#### AIM:
Make an exact transcription of the material, leaving out all images.

#### SUPPLIED MATERIAL:
# # # # # # #

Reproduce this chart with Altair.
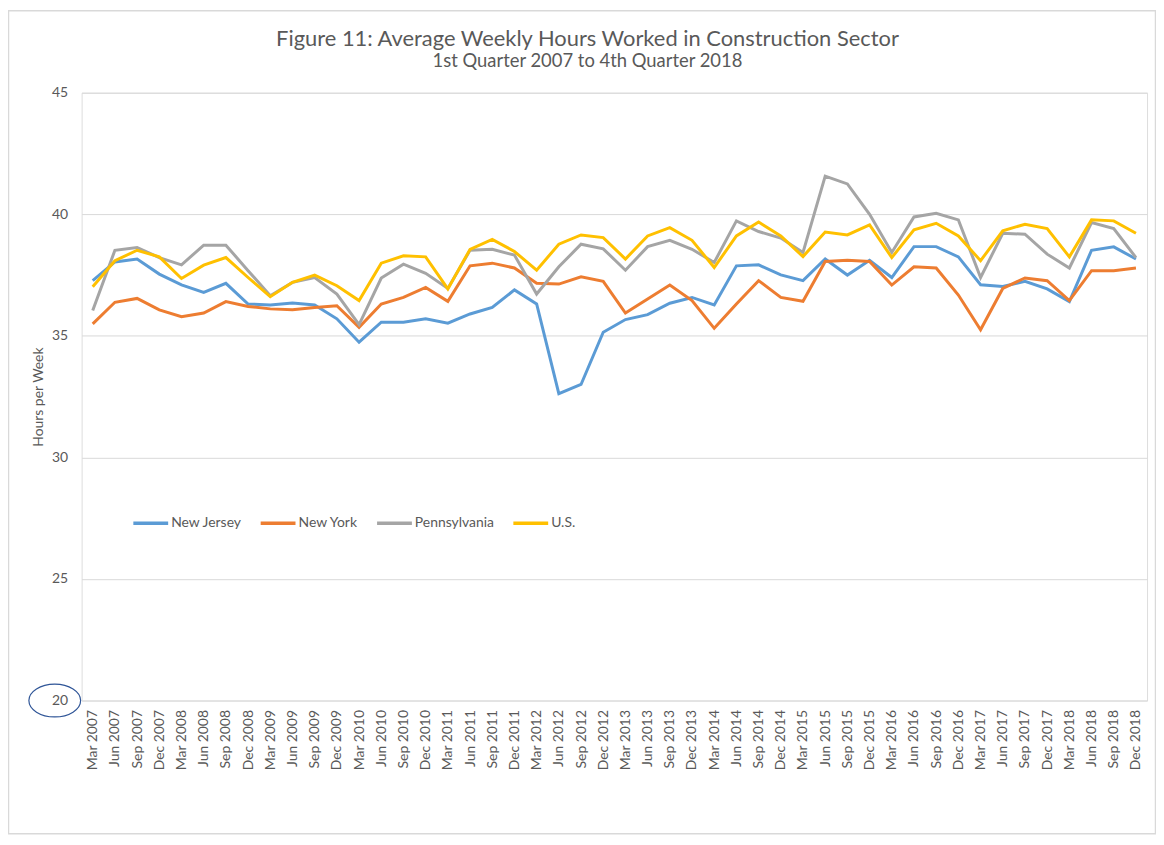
import altair as alt
import pandas as pd

title_text = "Figure 11: Average Weekly Hours Worked in Construction Sector"
subtitle_text = "1st Quarter 2007 to 4th Quarter 2018"

quarters = [f"{m} {y}" for y in range(2007, 2019) for m in ["Mar", "Jun", "Sep", "Dec"]]

series_names = ["New Jersey", "New York", "Pennsylvania", "U.S."]
series_colors = ["#5B9BD5", "#ED7D31", "#A5A5A5", "#FFC000"]

new_jersey = [37.27, 38.04, 38.16, 37.54, 37.10, 36.79, 37.16, 36.31, 36.27, 36.35, 36.27, 35.70,
              34.74, 35.56, 35.56, 35.70, 35.52, 35.90, 36.17, 36.89, 36.31, 32.62, 33.00, 35.15,
              35.67, 35.87, 36.34, 36.58, 36.27, 37.88, 37.92, 37.51, 37.27, 38.16, 37.50, 38.11,
              37.40, 38.67, 38.67, 38.25, 37.10, 37.03, 37.24, 36.93, 36.41, 38.52, 38.66, 38.16]
new_york = [35.49, 36.38, 36.54, 36.07, 35.79, 35.94, 36.41, 36.21, 36.11, 36.07, 36.17, 36.24,
            35.35, 36.31, 36.58, 36.99, 36.42, 37.88, 37.99, 37.79, 37.16, 37.13, 37.43, 37.24,
            35.94, 36.52, 37.09, 36.45, 35.31, 36.31, 37.27, 36.58, 36.42, 38.06, 38.11, 38.06,
            37.09, 37.84, 37.79, 36.68, 35.25, 36.95, 37.38, 37.27, 36.45, 37.68, 37.68, 37.79]
pennsylvania = [36.04, 38.52, 38.63, 38.22, 37.92, 38.73, 38.73, 37.68, 36.65, 37.20, 37.40, 36.72,
                35.46, 37.38, 37.95, 37.57, 36.95, 38.52, 38.56, 38.32, 36.72, 37.84, 38.77, 38.58,
                37.70, 38.67, 38.93, 38.56, 38.02, 39.73, 39.29, 39.02, 38.43, 41.57, 41.25, 40.00,
                38.43, 39.89, 40.04, 39.77, 37.40, 39.22, 39.18, 38.36, 37.79, 39.66, 39.41, 38.22]
us = [37.02, 38.09, 38.52, 38.25, 37.36, 37.91, 38.22, 37.40, 36.61, 37.20, 37.50, 37.06,
      36.45, 37.99, 38.29, 38.25, 36.93, 38.56, 38.97, 38.47, 37.70, 38.77, 39.15, 39.04,
      38.16, 39.11, 39.45, 38.93, 37.81, 39.11, 39.68, 39.11, 38.26, 39.27, 39.15, 39.56,
      38.22, 39.36, 39.63, 39.11, 38.09, 39.32, 39.59, 39.41, 38.25, 39.77, 39.73, 39.22]

y_ticks = [20, 25, 30, 35, 40, 45]

rows = []
for name, vals in zip(series_names, [new_jersey, new_york, pennsylvania, us]):
    for q, v in zip(quarters, vals):
        rows.append({"Quarter": q, "Series": name, "Hours": v})
df = pd.DataFrame(rows)

W, H = 1071, 611
FONT = "Lato"
GREY = "#595959"

lines = alt.Chart(df).mark_line(strokeWidth=3).encode(
    x=alt.X("Quarter:O", sort=quarters,
            axis=alt.Axis(title=None, labelAngle=-90, labelPadding=9, ticks=False, domain=False,
                          labelFontSize=14, labelColor=GREY, labelFont=FONT)),
    y=alt.Y("Hours:Q", scale=alt.Scale(domain=[20, 45], nice=False, zero=False),
            axis=alt.Axis(title="Hours per Week", values=y_ticks, ticks=False, domain=False,
                          labelPadding=14, labelFontSize=14, labelColor=GREY, labelFont=FONT,
                          gridColor="#D9D9D9", gridWidth=1,
                          titleFontSize=14, titleFontWeight="normal", titleColor=GREY, titleFont=FONT,
                          titleAngle=-90, titleX=-36, titleY=H / 2, titleBaseline="bottom",
                          titleAlign="center")),
    color=alt.Color("Series:N", sort=series_names,
                    scale=alt.Scale(domain=series_names, range=series_colors),
                    legend=alt.Legend(title=None, orient="none", legendX=50, legendY=413,
                                      direction="horizontal", symbolType="stroke",
                                      symbolSize=1225, symbolStrokeWidth=3.5,
                                      labelFontSize=14, labelColor=GREY, labelFont=FONT,
                                      labelOffset=1, columnPadding=12, padding=0)),
)

ellipse_path = ("M -1.576 0 C -1.576 -0.552 -0.870 -1 0 -1 C 0.870 -1 1.576 -0.552 1.576 0 "
                "C 1.576 0.552 0.870 1 0 1 C -0.870 1 -1.576 0.552 -1.576 0 Z")
marker = alt.Chart(pd.DataFrame({"v": [20]})).mark_point(
    shape=ellipse_path, size=1089, filled=False, stroke="#2F5597", strokeWidth=1.2, opacity=1
).encode(x=alt.value(-27), y=alt.Y("v:Q"))

frame = alt.Chart(pd.DataFrame({"v": [0]})).mark_rect(
    fill=None, stroke="#D9D9D9", strokeWidth=1.5
).encode(x=alt.value(-73.5), x2=alt.value(W + 8.5), y=alt.value(-82.5), y2=alt.value(H + 134))

title_main = alt.Chart(pd.DataFrame({"t": [title_text]})).mark_text(
    font=FONT, fontSize=22, color=GREY, align="center", baseline="alphabetic"
).encode(text="t:N", x=alt.value(W / 2 - 27), y=alt.value(-46.5))
title_sub = alt.Chart(pd.DataFrame({"t": [subtitle_text]})).mark_text(
    font=FONT, fontSize=18.5, color=GREY, align="center", baseline="alphabetic"
).encode(text="t:N", x=alt.value(W / 2 - 27), y=alt.value(-25.5))

chart = alt.layer(frame, lines, marker, title_main, title_sub).properties(
    width=W, height=H,
    autosize=alt.AutoSizeParams(type="none"),
    padding={"left": 74, "top": 83, "right": 9, "bottom": 135},
).configure_view(stroke=None).configure(background="white")

chart.save("out.html", embed_options={"renderer": "svg", "actions": False})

# # # # # # #

#### ANSWER:
Reproduce this chart with Altair.
import altair as alt
import pandas as pd

title_text = "Figure 11: Average Weekly Hours Worked in Construction Sector"
subtitle_text = "1st Quarter 2007 to 4th Quarter 2018"

quarters = [f"{m} {y}" for y in range(2007, 2019) for m in ["Mar", "Jun", "Sep", "Dec"]]

series_names = ["New Jersey", "New York", "Pennsylvania", "U.S."]
series_colors = ["#5B9BD5", "#ED7D31", "#A5A5A5", "#FFC000"]

new_jersey = [37.27, 38.04, 38.16, 37.54, 37.10, 36.79, 37.16, 36.31, 36.27, 36.35, 36.27, 35.70,
              34.74, 35.56, 35.56, 35.70, 35.52, 35.90, 36.17, 36.89, 36.31, 32.62, 33.00, 35.15,
              35.67, 35.87, 36.34, 36.58, 36.27, 37.88, 37.92, 37.51, 37.27, 38.16, 37.50, 38.11,
              37.40, 38.67, 38.67, 38.25, 37.10, 37.03, 37.24, 36.93, 36.41, 38.52, 38.66, 38.16]
new_york = [35.49, 36.38, 36.54, 36.07, 35.79, 35.94, 36.41, 36.21, 36.11, 36.07, 36.17, 36.24,
            35.35, 36.31, 36.58, 36.99, 36.42, 37.88, 37.99, 37.79, 37.16, 37.13, 37.43, 37.24,
            35.94, 36.52, 37.09, 36.45, 35.31, 36.31, 37.27, 36.58, 36.42, 38.06, 38.11, 38.06,
            37.09, 37.84, 37.79, 36.68, 35.25, 36.95, 37.38, 37.27, 36.45, 37.68, 37.68, 37.79]
pennsylvania = [36.04, 38.52, 38.63, 38.22, 37.92, 38.73, 38.73, 37.68, 36.65, 37.20, 37.40, 36.72,
                35.46, 37.38, 37.95, 37.57, 36.95, 38.52, 38.56, 38.32, 36.72, 37.84, 38.77, 38.58,
                37.70, 38.67, 38.93, 38.56, 38.02, 39.73, 39.29, 39.02, 38.43, 41.57, 41.25, 40.00,
                38.43, 39.89, 40.04, 39.77, 37.40, 39.22, 39.18, 38.36, 37.79, 39.66, 39.41, 38.22]
us = [37.02, 38.09, 38.52, 38.25, 37.36, 37.91, 38.22, 37.40, 36.61, 37.20, 37.50, 37.06,
      36.45, 37.99, 38.29, 38.25, 36.93, 38.56, 38.97, 38.47, 37.70, 38.77, 39.15, 39.04,
      38.16, 39.11, 39.45, 38.93, 37.81, 39.11, 39.68, 39.11, 38.26, 39.27, 39.15, 39.56,
      38.22, 39.36, 39.63, 39.11, 38.09, 39.32, 39.59, 39.41, 38.25, 39.77, 39.73, 39.22]

y_ticks = [20, 25, 30, 35, 40, 45]

rows = []
for name, vals in zip(series_names, [new_jersey, new_york, pennsylvania, us]):
    for q, v in zip(quarters, vals):
        rows.append({"Quarter": q, "Series": name, "Hours": v})
df = pd.DataFrame(rows)

W, H = 1071, 611
FONT = "Lato"
GREY = "#595959"

lines = alt.Chart(df).mark_line(strokeWidth=3).encode(
    x=alt.X("Quarter:O", sort=quarters,
            axis=alt.Axis(title=None, labelAngle=-90, labelPadding=9, ticks=False, domain=False,
                          labelFontSize=14, labelColor=GREY, labelFont=FONT)),
    y=alt.Y("Hours:Q", scale=alt.Scale(domain=[20, 45], nice=False, zero=False),
            axis=alt.Axis(title="Hours per Week", values=y_ticks, ticks=False, domain=False,
                          labelPadding=14, labelFontSize=14, labelColor=GREY, labelFont=FONT,
                          gridColor="#D9D9D9", gridWidth=1,
                          titleFontSize=14, titleFontWeight="normal", titleColor=GREY, titleFont=FONT,
                          titleAngle=-90, titleX=-36, titleY=H / 2, titleBaseline="bottom",
                          titleAlign="center")),
    color=alt.Color("Series:N", sort=series_names,
                    scale=alt.Scale(domain=series_names, range=series_colors),
                    legend=alt.Legend(title=None, orient="none", legendX=50, legendY=413,
                                      direction="horizontal", symbolType="stroke",
                                      symbolSize=1225, symbolStrokeWidth=3.5,
                                      labelFontSize=14, labelColor=GREY, labelFont=FONT,
                                      labelOffset=1, columnPadding=12, padding=0)),
)

ellipse_path = ("M -1.576 0 C -1.576 -0.552 -0.870 -1 0 -1 C 0.870 -1 1.576 -0.552 1.576 0 "
                "C 1.576 0.552 0.870 1 0 1 C -0.870 1 -1.576 0.552 -1.576 0 Z")
marker = alt.Chart(pd.DataFrame({"v": [20]})).mark_point(
    shape=ellipse_path, size=1089, filled=False, stroke="#2F5597", strokeWidth=1.2, opacity=1
).encode(x=alt.value(-27), y=alt.Y("v:Q"))

frame = alt.Chart(pd.DataFrame({"v": [0]})).mark_rect(
    fill=None, stroke="#D9D9D9", strokeWidth=1.5
).encode(x=alt.value(-73.5), x2=alt.value(W + 8.5), y=alt.value(-82.5), y2=alt.value(H + 134))

title_main = alt.Chart(pd.DataFrame({"t": [title_text]})).mark_text(
    font=FONT, fontSize=22, color=GREY, align="center", baseline="alphabetic"
).encode(text="t:N", x=alt.value(W / 2 - 27), y=alt.value(-46.5))
title_sub = alt.Chart(pd.DataFrame({"t": [subtitle_text]})).mark_text(
    font=FONT, fontSize=18.5, color=GREY, align="center", baseline="alphabetic"
).encode(text="t:N", x=alt.value(W / 2 - 27), y=alt.value(-25.5))

chart = alt.layer(frame, lines, marker, title_main, title_sub).properties(
    width=W, height=H,
    autosize=alt.AutoSizeParams(type="none"),
    padding={"left": 74, "top": 83, "right": 9, "bottom": 135},
).configure_view(stroke=None).configure(background="white")

chart.save("out.html", embed_options={"renderer": "svg", "actions": False})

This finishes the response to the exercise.